Task brief:
Find the lines with "chart" in them and copy them out.

Raw data:
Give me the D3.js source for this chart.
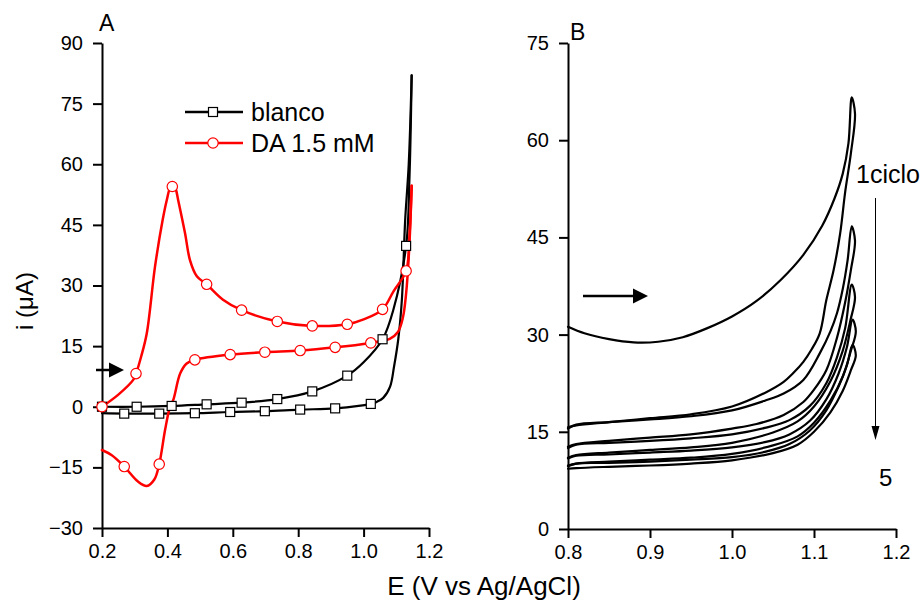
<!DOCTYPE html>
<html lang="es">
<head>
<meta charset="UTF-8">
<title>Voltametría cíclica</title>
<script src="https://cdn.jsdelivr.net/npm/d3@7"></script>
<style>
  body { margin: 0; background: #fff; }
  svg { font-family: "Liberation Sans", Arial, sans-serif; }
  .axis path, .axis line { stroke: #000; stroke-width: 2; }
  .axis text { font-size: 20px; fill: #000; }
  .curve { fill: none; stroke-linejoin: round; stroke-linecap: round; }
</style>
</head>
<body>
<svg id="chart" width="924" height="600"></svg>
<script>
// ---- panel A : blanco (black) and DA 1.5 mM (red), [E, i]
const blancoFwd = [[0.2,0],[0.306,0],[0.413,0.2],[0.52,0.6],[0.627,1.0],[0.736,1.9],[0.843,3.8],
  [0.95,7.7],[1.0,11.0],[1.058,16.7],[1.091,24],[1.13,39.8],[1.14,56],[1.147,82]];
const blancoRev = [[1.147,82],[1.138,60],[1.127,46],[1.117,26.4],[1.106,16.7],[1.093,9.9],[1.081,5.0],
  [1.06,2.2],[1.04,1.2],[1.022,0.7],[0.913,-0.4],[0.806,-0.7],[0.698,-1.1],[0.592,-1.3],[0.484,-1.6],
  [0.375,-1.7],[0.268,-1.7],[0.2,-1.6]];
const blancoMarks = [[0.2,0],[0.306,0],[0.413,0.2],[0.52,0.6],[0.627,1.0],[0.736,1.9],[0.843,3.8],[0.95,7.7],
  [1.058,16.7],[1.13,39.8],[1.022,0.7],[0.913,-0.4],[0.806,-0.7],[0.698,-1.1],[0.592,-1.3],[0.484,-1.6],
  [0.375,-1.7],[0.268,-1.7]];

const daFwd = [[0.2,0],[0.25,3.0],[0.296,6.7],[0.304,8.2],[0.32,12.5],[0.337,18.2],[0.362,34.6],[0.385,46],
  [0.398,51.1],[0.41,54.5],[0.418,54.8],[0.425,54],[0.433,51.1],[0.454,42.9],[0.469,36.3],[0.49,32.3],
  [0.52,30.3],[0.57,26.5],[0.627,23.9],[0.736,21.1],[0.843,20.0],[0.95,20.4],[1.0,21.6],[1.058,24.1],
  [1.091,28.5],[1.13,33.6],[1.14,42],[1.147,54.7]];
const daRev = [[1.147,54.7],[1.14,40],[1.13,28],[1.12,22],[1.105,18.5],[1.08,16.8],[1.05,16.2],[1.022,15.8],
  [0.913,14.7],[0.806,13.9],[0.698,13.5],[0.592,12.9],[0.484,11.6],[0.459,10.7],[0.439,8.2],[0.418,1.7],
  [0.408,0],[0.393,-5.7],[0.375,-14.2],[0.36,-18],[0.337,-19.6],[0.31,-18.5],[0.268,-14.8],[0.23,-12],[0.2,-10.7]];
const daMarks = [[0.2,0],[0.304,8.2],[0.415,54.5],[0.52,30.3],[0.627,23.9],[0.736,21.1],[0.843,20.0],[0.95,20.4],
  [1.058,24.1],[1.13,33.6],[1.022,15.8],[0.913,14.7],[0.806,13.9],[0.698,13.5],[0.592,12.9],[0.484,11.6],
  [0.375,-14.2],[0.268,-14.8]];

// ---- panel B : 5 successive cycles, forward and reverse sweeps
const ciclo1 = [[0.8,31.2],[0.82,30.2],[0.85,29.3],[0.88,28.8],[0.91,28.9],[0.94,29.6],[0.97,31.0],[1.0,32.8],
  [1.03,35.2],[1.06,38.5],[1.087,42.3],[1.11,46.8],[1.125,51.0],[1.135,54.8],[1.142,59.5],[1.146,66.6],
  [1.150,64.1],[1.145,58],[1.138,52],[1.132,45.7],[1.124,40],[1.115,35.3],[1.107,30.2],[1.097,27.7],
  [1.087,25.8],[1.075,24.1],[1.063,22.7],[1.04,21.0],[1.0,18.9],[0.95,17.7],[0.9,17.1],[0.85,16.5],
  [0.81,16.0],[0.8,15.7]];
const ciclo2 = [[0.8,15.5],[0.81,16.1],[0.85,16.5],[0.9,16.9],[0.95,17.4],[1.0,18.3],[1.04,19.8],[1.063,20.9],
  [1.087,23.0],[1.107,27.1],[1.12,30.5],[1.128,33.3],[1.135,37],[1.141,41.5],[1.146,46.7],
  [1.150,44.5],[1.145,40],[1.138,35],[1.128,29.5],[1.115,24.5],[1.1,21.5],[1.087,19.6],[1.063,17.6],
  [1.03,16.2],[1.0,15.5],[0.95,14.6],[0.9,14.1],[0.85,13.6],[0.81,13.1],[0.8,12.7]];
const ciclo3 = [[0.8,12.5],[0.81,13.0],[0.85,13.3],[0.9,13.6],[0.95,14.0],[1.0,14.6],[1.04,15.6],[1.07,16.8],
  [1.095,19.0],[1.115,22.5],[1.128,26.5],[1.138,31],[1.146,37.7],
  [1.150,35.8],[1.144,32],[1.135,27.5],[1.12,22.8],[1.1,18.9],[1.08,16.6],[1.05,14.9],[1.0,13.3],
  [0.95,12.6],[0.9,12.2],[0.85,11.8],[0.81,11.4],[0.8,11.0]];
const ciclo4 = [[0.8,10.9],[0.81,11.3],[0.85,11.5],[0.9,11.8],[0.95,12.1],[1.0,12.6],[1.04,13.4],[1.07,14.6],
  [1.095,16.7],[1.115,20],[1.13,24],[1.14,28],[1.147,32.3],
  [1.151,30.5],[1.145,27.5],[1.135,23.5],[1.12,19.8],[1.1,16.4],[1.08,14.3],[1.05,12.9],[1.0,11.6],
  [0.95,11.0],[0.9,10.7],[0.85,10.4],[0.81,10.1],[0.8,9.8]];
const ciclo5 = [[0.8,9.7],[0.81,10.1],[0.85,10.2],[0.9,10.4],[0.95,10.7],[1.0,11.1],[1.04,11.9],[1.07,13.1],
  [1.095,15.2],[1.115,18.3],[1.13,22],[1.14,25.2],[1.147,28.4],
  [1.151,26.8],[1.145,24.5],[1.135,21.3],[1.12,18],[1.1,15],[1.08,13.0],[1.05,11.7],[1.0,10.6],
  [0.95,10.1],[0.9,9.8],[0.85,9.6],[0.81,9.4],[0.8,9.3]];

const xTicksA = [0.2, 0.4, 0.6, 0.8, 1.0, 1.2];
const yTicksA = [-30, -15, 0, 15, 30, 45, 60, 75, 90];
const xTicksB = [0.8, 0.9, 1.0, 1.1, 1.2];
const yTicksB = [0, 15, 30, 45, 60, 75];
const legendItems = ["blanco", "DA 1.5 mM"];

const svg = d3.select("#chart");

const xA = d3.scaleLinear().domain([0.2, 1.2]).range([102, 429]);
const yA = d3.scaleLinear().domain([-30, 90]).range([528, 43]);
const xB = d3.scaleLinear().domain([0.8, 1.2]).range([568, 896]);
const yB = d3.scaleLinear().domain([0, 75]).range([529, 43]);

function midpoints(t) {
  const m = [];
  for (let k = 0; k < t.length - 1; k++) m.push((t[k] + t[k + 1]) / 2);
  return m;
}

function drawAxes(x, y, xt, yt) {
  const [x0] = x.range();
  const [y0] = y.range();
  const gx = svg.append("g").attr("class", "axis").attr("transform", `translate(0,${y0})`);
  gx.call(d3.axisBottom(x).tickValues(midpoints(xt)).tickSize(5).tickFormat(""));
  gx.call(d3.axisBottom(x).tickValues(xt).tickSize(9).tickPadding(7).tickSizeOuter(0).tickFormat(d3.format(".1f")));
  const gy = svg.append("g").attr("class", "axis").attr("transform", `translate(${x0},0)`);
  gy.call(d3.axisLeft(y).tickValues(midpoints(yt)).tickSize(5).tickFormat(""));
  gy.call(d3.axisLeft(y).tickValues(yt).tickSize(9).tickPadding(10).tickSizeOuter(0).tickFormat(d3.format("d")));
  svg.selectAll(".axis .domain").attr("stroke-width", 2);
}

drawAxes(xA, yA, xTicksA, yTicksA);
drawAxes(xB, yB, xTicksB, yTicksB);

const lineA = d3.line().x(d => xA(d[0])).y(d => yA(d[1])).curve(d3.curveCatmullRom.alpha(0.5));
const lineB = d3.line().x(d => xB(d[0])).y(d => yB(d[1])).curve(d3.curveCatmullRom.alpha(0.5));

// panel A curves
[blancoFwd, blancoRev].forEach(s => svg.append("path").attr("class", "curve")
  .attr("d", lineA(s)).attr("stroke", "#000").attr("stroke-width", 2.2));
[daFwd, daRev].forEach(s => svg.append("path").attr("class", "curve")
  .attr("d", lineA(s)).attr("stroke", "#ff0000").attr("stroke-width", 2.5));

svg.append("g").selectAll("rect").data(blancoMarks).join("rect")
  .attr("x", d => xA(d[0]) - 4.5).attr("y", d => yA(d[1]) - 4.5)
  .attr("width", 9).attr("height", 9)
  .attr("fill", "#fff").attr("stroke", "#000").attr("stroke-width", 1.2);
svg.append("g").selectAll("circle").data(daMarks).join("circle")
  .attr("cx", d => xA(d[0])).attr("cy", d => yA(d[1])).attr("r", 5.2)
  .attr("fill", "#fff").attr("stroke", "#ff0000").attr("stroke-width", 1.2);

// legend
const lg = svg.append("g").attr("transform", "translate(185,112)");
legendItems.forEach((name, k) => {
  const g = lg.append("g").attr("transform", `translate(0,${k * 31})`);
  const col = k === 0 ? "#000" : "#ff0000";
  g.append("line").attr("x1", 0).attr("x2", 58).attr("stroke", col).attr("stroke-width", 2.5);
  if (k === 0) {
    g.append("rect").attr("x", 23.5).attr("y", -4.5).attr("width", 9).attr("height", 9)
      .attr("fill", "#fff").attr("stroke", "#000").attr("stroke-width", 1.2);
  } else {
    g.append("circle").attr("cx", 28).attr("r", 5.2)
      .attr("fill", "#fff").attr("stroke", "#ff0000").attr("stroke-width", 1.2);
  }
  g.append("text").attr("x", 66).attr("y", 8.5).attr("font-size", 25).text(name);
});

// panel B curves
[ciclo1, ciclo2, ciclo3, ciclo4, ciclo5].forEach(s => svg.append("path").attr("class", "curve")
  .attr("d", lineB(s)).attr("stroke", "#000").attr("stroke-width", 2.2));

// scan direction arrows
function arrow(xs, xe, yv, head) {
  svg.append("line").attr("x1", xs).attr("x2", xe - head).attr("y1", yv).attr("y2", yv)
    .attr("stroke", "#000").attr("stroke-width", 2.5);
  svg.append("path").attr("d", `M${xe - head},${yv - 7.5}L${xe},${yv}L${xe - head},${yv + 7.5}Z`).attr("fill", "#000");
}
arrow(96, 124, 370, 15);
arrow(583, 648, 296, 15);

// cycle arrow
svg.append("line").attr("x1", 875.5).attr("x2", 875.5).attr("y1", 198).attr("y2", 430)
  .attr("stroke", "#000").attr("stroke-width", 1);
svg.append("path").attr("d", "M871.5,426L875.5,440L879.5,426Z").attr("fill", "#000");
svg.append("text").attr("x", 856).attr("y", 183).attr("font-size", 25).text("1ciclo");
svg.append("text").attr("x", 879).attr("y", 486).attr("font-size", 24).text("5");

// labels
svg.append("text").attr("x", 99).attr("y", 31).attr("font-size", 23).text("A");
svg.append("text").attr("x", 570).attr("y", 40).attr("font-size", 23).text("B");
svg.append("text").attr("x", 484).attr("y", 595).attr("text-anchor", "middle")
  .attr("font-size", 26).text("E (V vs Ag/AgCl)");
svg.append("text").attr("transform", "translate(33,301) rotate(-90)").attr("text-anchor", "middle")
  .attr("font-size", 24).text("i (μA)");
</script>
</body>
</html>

Task answer:
Give me the D3.js source for this chart.
<svg id="chart" width="924" height="600"></svg>
const svg = d3.select("#chart");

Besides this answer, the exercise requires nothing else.